:: SUPPLIED MATERIAL

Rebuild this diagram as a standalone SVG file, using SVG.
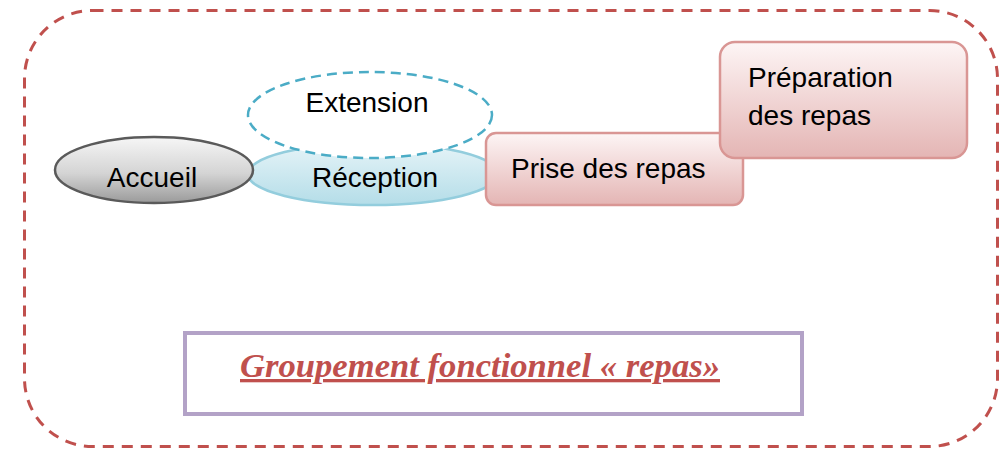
<svg xmlns="http://www.w3.org/2000/svg" width="1007" height="450" viewBox="0 0 1007 450">
<style>
.lbl{font-family:"Liberation Sans",Arial,sans-serif;font-size:28px;fill:#000}
.box{stroke:#d99694;stroke-width:2.5;fill:url(#gBox)}
</style>
<defs>
<linearGradient id="gGray" x1="0" y1="0" x2="0" y2="1">
<stop offset="0" stop-color="#f6f6f6"/><stop offset="0.55" stop-color="#d4d4d4"/><stop offset="1" stop-color="#9a9a9a"/>
</linearGradient>
<linearGradient id="gBlue" x1="0" y1="0" x2="0" y2="1">
<stop offset="0" stop-color="#e6f4f8"/><stop offset="1" stop-color="#b4dde8"/>
</linearGradient>
<linearGradient id="gBox" x1="0" y1="0" x2="0" y2="1">
<stop offset="0" stop-color="#fdf5f5"/><stop offset="1" stop-color="#e4b5b4"/>
</linearGradient>
</defs>
<rect width="1007" height="450" fill="#fff"/>
<g id="frame">
<rect x="24.5" y="10.5" width="973" height="436" rx="68" ry="68" fill="none" stroke="#c0504d" stroke-width="3" stroke-dasharray="11 8"/>
</g>
<g id="connectors"/>
<g id="reception">
<ellipse cx="373" cy="174" rx="125" ry="31" fill="url(#gBlue)" stroke="#93cddd" stroke-width="2.5"/>
<text class="lbl" x="375" y="187" text-anchor="middle">Réception</text>
</g>
<g id="accueil">
<ellipse cx="154" cy="170" rx="99" ry="33" fill="url(#gGray)" stroke="#5a5a5a" stroke-width="2.5"/>
<text class="lbl" x="152" y="187" text-anchor="middle">Accueil</text>
</g>
<g id="extension">
<ellipse cx="370" cy="115" rx="122" ry="43" fill="#fff" stroke="#4bacc6" stroke-width="2.5" stroke-dasharray="10 6"/>
<text class="lbl" x="367" y="112" text-anchor="middle">Extension</text>
</g>
<g id="prise">
<rect class="box" x="486" y="133" width="257" height="72" rx="10"/>
<text class="lbl" x="511" y="178">Prise des repas</text>
</g>
<g id="preparation">
<rect class="box" x="720" y="42" width="247" height="116" rx="15"/>
<text class="lbl" x="748" y="87">Préparation</text>
<text class="lbl" x="748" y="125">des repas</text>
</g>
<g id="titre">
<rect x="185" y="333" width="617" height="81" fill="#fff" stroke="#b3a2c7" stroke-width="4"/>
<text x="240" y="377" font-family="'Liberation Serif','Times New Roman',serif" font-size="33" font-weight="bold" font-style="italic" fill="#c0504d" text-decoration="underline" textLength="480" lengthAdjust="spacingAndGlyphs">Groupement fonctionnel « repas»</text>
</g>
</svg>
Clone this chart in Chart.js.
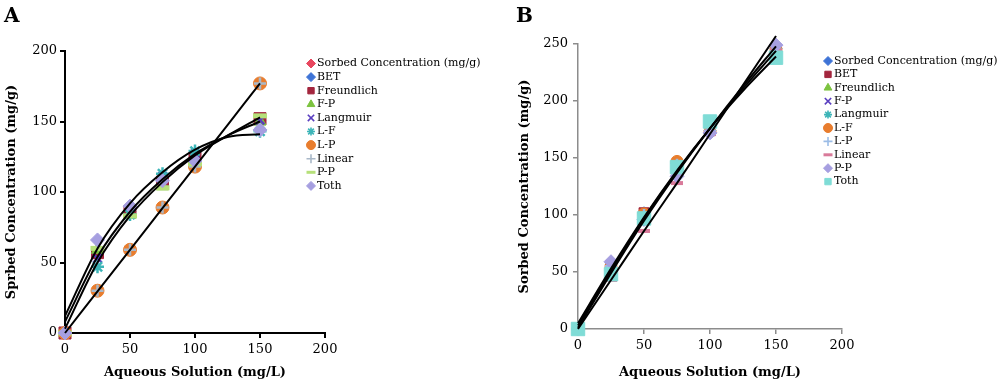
<!DOCTYPE html>
<html>
<head>
<meta charset="utf-8">
<script src="https://cdn.jsdelivr.net/npm/chart.js@4.4.1/dist/chart.umd.min.js"></script>
<style>
  body { margin: 0; background: #fff; width: 1000px; height: 382px; overflow: hidden; position: relative; font-family: "DejaVu Serif", serif; }
  .wrap { position: absolute; top: 0; width: 500px; height: 382px; }
  #wrapA { left: 0; }
  #wrapB { left: 500px; }
  .tag { position: absolute; top: 3px; font: bold 20px "DejaVu Serif", serif; color: #000; }
</style>
</head>
<body>
<div class="wrap" id="wrapA"><canvas id="chartA"></canvas></div>
<div class="wrap" id="wrapB"><canvas id="chartB"></canvas></div>
<div class="tag" style="left:4px">A</div>
<div class="tag" style="left:516px">B</div>
<script>
// data
const xVals = [0, 25, 50, 75, 100, 150];
const trendX = [0, 25, 50, 75, 100, 125, 150];
const yTicks = [0, 50, 100, 150, 200, 250];

// panel A
const namesA = ['Sorbed Concentration (mg/g)', 'BET', 'Freundlich', 'F-P', 'Langmuir', 'L-F', 'L-P', 'Linear', 'P-P', 'Toth'];
const sorbedA = [0, 58, 86, 107, 124, 152];
const betA = [0, 57, 86, 106, 124, 151];
const freundA = [0, 57, 86, 107, 124, 152];
const fpA = [0, 59, 84, 104, 121, 150];
const langA = [0, 53, 85, 111, 127, 151];
const lfA = [0, 47, 84, 113, 129, 143];
const lpA = [0, 30, 59, 89, 118, 177];
const linearA = [0, 30, 59, 89, 118, 177];
const ppA = [0, 60, 83, 103, 120, 154];
const tothA = [0, 66, 90, 108, 122, 144];
const trendA1 = [0, 29.5, 59, 88.5, 118, 147.5, 177];
const trendA2 = [12, 60, 92, 114, 130, 139, 141];
const trendA3 = [3, 50, 83, 107, 126, 140, 153];
const trendA4 = [8, 54, 86, 109, 127, 140, 150];

// panel B
const namesB = ['Sorbed Concentration (mg/g)', 'BET', 'Freundlich', 'F-P', 'Langmuir', 'L-F', 'L-P', 'Linear', 'P-P', 'Toth'];
const sorbedB = [0, 57, 102, 145, 174, 246];
const betB = [0, 56, 102, 145, 174, 246];
const freundB = [0, 56, 101, 146, 174, 245];
const fpB = [0, 55, 100, 144, 173, 244];
const langB = [0, 54, 100, 143, 174, 244];
const lfB = [0, 55, 101, 147, 173, 245];
const lpB = [0, 55, 100, 144, 174, 245];
const linearB = [0, 43, 86, 128, 171, 244];
const ppB = [0, 59, 96, 134, 172, 249];
const tothB = [0, 48, 97, 142, 182, 238];
const trendB1 = [0, 43, 86, 128, 171, 214, 257];
const trendB2 = [5, 53, 98, 139, 176, 209, 239];
const trendB3 = [3, 51, 97, 138, 176, 211, 244];
const trendB4 = [1, 49, 95, 137, 176, 213, 248];

// marker looks, same order as the legend (w = stroke width)
const stylesA = [
  { c: '#e8475f', s: 'rectRot', r: 5, w: 1 },
  { c: '#3e73d6', s: 'rectRot', r: 6, w: 1 },
  { c: '#a3263e', s: 'rect', r: 8.5, w: 1 },
  { c: '#7cc33f', s: 'triangle', r: 7, w: 1 },
  { c: '#5a3fc0', s: 'crossRot', r: 6, w: 2.5 },
  { c: '#3db5b8', s: 'star', r: 6.5, w: 2.5 },
  { c: '#e87d2e', s: 'circle', r: 6.5, w: 1 },
  { c: '#a9b8c8', s: 'cross', r: 6, w: 2.5 },
  { c: '#b6e07a', s: 'line', r: 7, w: 5 },
  { c: '#a69fe0', s: 'rectRot', r: 7, w: 1 }
];
const stylesB = [
  { c: '#3e73d6', s: 'rectRot', r: 6, w: 1 },
  { c: '#a3263e', s: 'rect', r: 7, w: 1 },
  { c: '#7cc33f', s: 'triangle', r: 6, w: 1 },
  { c: '#5a3fc0', s: 'crossRot', r: 6, w: 2.5 },
  { c: '#3db5b8', s: 'star', r: 6, w: 2.5 },
  { c: '#e87d2e', s: 'circle', r: 6, w: 1 },
  { c: '#9bbce6', s: 'cross', r: 6, w: 2.5 },
  { c: '#d97a9a', s: 'line', r: 6, w: 4 },
  { c: '#a69fe0', s: 'rectRot', r: 7, w: 1 },
  { c: '#7fdcd6', s: 'rect', r: 9.5, w: 1 }
];

function pts(xs, ys) {
  return xs.map((x, i) => ({ x: x, y: ys[i] }));
}

function buildSets(names, series, styles, trends) {
  const sets = series.map((ys, i) => ({
    type: 'scatter',
    label: names[i],
    data: pts(xVals, ys),
    pointStyle: styles[i].s,
    pointRadius: styles[i].r,
    pointBackgroundColor: styles[i].c,
    pointBorderColor: styles[i].c,
    pointBorderWidth: styles[i].w,
    clip: false,
    order: 20 - i,
    legendStyle: styles[i]
  }));
  trends.forEach(ys => {
    sets.push({
      type: 'line',
      data: pts(trendX, ys),
      borderColor: '#000',
      borderWidth: 2,
      pointRadius: 0,
      cubicInterpolationMode: 'monotone',
      fill: false,
      clip: false,
      order: 0
    });
  });
  return sets;
}

// legend drawn by hand so it sits where the original one is
const sideLegend = {
  id: 'sideLegend',
  afterDraw(chart, args, opts) {
    const ctx = chart.ctx;
    ctx.save();
    ctx.font = opts.font;
    ctx.textBaseline = 'middle';
    chart.data.datasets.filter(d => d.label).forEach((d, i) => {
      const y = opts.y + i * opts.row;
      const st = d.legendStyle;
      let lw = 1;
      if (st.s === 'line') lw = 3;
      else if (st.w > 1) lw = 1.6;
      ctx.fillStyle = st.c;
      ctx.strokeStyle = st.c;
      ctx.lineWidth = lw;
      Chart.helpers.drawPoint(ctx, { pointStyle: st.s, radius: st.s === 'star' ? 4 : 4.5, borderWidth: lw }, opts.x, y);
      ctx.fillStyle = '#000';
      ctx.fillText(d.label, opts.x + 6, y);
    });
    ctx.restore();
  }
};

function makeChart(id, sets, cfg) {
  const tickFont = { family: 'DejaVu Serif', size: 13 };
  const titleFont = { family: 'DejaVu Serif', size: 13, weight: 'bold' };
  return new Chart(document.getElementById(id), {
    data: { datasets: sets },
    plugins: [sideLegend],
    options: {
      responsive: true,
      maintainAspectRatio: false,
      animation: false,
      layout: { padding: { left: 0, right: cfg.padRight, top: cfg.padTop, bottom: 0 } },
      plugins: {
        legend: { display: false },
        tooltip: { enabled: false },
        sideLegend: { x: cfg.legX, y: cfg.legY, row: cfg.legRow, font: '11px "DejaVu Serif"' }
      },
      scales: {
        x: {
          type: 'linear',
          min: 0,
          max: 200,
          afterFit: s => { s.height = cfg.xH; },
          ticks: { stepSize: 50, color: '#000', font: tickFont, padding: 4, maxRotation: 0 },
          grid: { drawOnChartArea: false, tickLength: 5, color: cfg.axisColor, lineWidth: cfg.axisWidth },
          border: { color: cfg.axisColor, width: cfg.axisWidth },
          title: { display: true, text: 'Aqueous Solution (mg/L)', color: '#000', font: titleFont, padding: { top: 0, bottom: 2 } }
        },
        y: {
          type: 'linear',
          min: 0,
          max: cfg.yMax,
          afterFit: s => { s.width = cfg.yW; },
          afterBuildTicks: s => { s.ticks = yTicks.filter(v => v <= cfg.yMax).map(v => ({ value: v })); },
          ticks: { color: '#000', font: tickFont, padding: cfg.yPad },
          grid: { drawOnChartArea: false, tickLength: 5, color: cfg.axisColor, lineWidth: cfg.axisWidth },
          border: { color: cfg.axisColor, width: cfg.axisWidth },
          title: { display: true, text: cfg.yTitle, color: '#000', font: titleFont, padding: { top: cfg.yTitlePad, bottom: 0 } }
        }
      }
    }
  });
}

makeChart('chartA',
  buildSets(namesA, [sorbedA, betA, freundA, fpA, langA, lfA, lpA, linearA, ppA, tothA], stylesA, [trendA1, trendA2, trendA3, trendA4]),
  { padRight: 175, padTop: 51, xH: 49, yW: 65, yMax: 200, yPad: 3, axisColor: '#000', axisWidth: 2,
    yTitle: 'Sprbed Concentration (mg/g)', yTitlePad: 4, legX: 311, legY: 63.5, legRow: 13.6 });

makeChart('chartB',
  buildSets(namesB, [sorbedB, betB, freundB, fpB, langB, lfB, lpB, linearB, ppB, tothB], stylesB, [trendB1, trendB2, trendB3, trendB4]),
  { padRight: 158, padTop: 44, xH: 53, yW: 78, yMax: 250, yPad: 5, axisColor: '#8c8c8c', axisWidth: 1.5,
    yTitle: 'Sorbed Concentration (mg/g)', yTitlePad: 17, legX: 328, legY: 61, legRow: 13.4 });
</script>
</body>
</html>
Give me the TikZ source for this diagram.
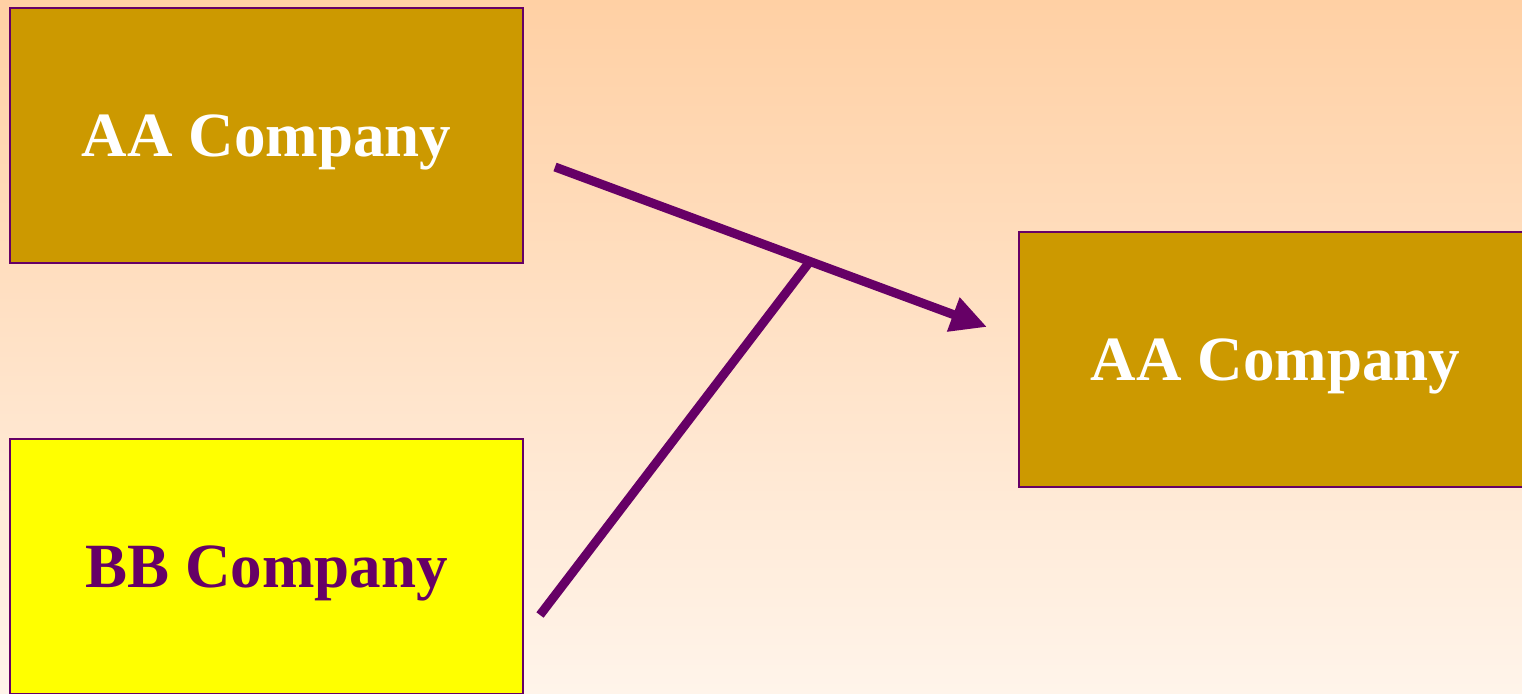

::::

▶ THE EXERCISE
Word for word, retype the lines in the entries above that run from the one with "Clone this chart in Chart.js." through the one with "const yTicks = [0, 50, 100, 150, 200, 250];". Both ends count; pictures do not.

▶ WRITTEN SOLUTION
Clone this chart in Chart.js.
<!DOCTYPE html>
<html>
<head>
<meta charset="utf-8">
<script src="https://cdn.jsdelivr.net/npm/chart.js@4.4.1/dist/chart.umd.min.js"></script>
<style>
  body { margin: 0; background: #fff; width: 1000px; height: 382px; overflow: hidden; position: relative; font-family: "DejaVu Serif", serif; }
  .wrap { position: absolute; top: 0; width: 500px; height: 382px; }
  #wrapA { left: 0; }
  #wrapB { left: 500px; }
  .tag { position: absolute; top: 3px; font: bold 20px "DejaVu Serif", serif; color: #000; }
</style>
</head>
<body>
<div class="wrap" id="wrapA"><canvas id="chartA"></canvas></div>
<div class="wrap" id="wrapB"><canvas id="chartB"></canvas></div>
<div class="tag" style="left:4px">A</div>
<div class="tag" style="left:516px">B</div>
<script>
// data
const xVals = [0, 25, 50, 75, 100, 150];
const trendX = [0, 25, 50, 75, 100, 125, 150];
const yTicks = [0, 50, 100, 150, 200, 250];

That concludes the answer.